In Mytilini, young Greeks in shorts and flip-flops mingle with young detainees in head scarves and long skirts taking a break from a detention center at Moria, one of two on the island. Hotels host lawyers, translators and officials from aid organizations instead of tourists.
But that version of disaster tourism isn’t making up the losses for tourist areas such as Molyvos.
While Mouzalas champions the pact, he underlines that not all parties are playing their part. More than 7,000 of the refugees in Greece are ready for relocation to other European nations, which was part of the deal, but no European nation has stepped up.
Meanwhile, the Greeks are building more camps around the country in response to fierce criticism of living conditions in detention camps and accommodation centers, some of which have been established in abandoned warehouses and other less-than-ideal sites.
In Myrsini, on the west coast of Greece, tourism and the refugee crisis have intersected in a way that could be a model.
The LM Village resort was built by two municipalities to provide affordable vacations for low-income families, but lay unused for six years before Nabil-Iosif Morad, the local mayor, convinced his councilors and constituents to house refugee families stranded in the country. Morad is a Syrian doctor who came to Greece in 1991 and was elected mayor in 2014.
About 250 Syrians, including 150 children, are living in the 38 picturesque summer bungalows, which have been open for the last five months.
“It’s a model for what we want to do,” says Dimitra Mouteveli, a civil engineer who advises the immigration minister and has come to LM Village to consult with Morad. “These people aren’t going anywhere soon. They need medical services, teaching facilities, psychological support…. Here we already have this to a great degree. It can be a prototype for all the others.“
The resort’s mini-mart has been turned into a social center, offering German lessons each day for all. Organizers hold “Olympic games” such as pingpong and volleyball for the children, though there were few televisions available to watch the actual Olympics when they were underway in Rio.

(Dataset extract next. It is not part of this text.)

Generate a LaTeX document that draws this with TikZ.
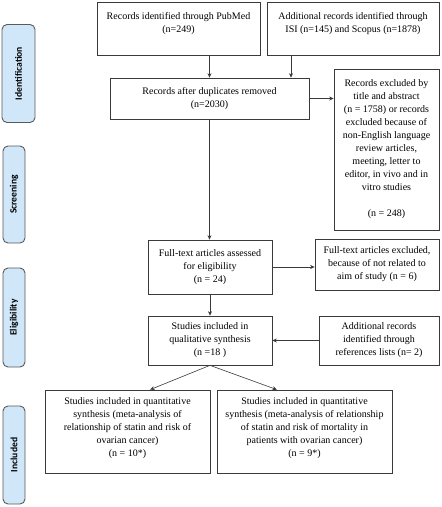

A water slide lies baking in the sun, without water, even though the resort is full of children. The pool is empty. Children play in the gardens or resort streets; some sit around a wooden table speaking with two volunteers – young students from the nearby University of Patras who are teaching them Greek.
Ahmed Berajikli, an electrician from the war-ravaged ancient city of Aleppo, has planted vegetables in his garden, and hung signs in English thanking the Greeks but expressing hope that he can join his son in Germany.
That is where he wants to be, he says in halting English, because he can’t go back to Aleppo. “Maybe in 50 years,” he says. “It is a big problem, not small.”
With the memory of last summer still raw, boatman Kabanas is watchful as he heads back into Molyvos. The coast guard vessel is headed out to sea, he says, strange because it usually moves out at night. It’s a bad omen, one proved the next day when the coast guard reported picking up more than 200 refugees and migrants. But he is, like Berajikli, taking the long view.
“The Syrians, the doctors, lawyers who land in Germany, they will come back here in 10, 20 years,” he said. “They will bring their children to see where they first stepped foot on European land. They will come to remember the people they lost. They are the tourists of the future and they will think to thank the people of Lesbos.”
Petrakis is a special correspondent.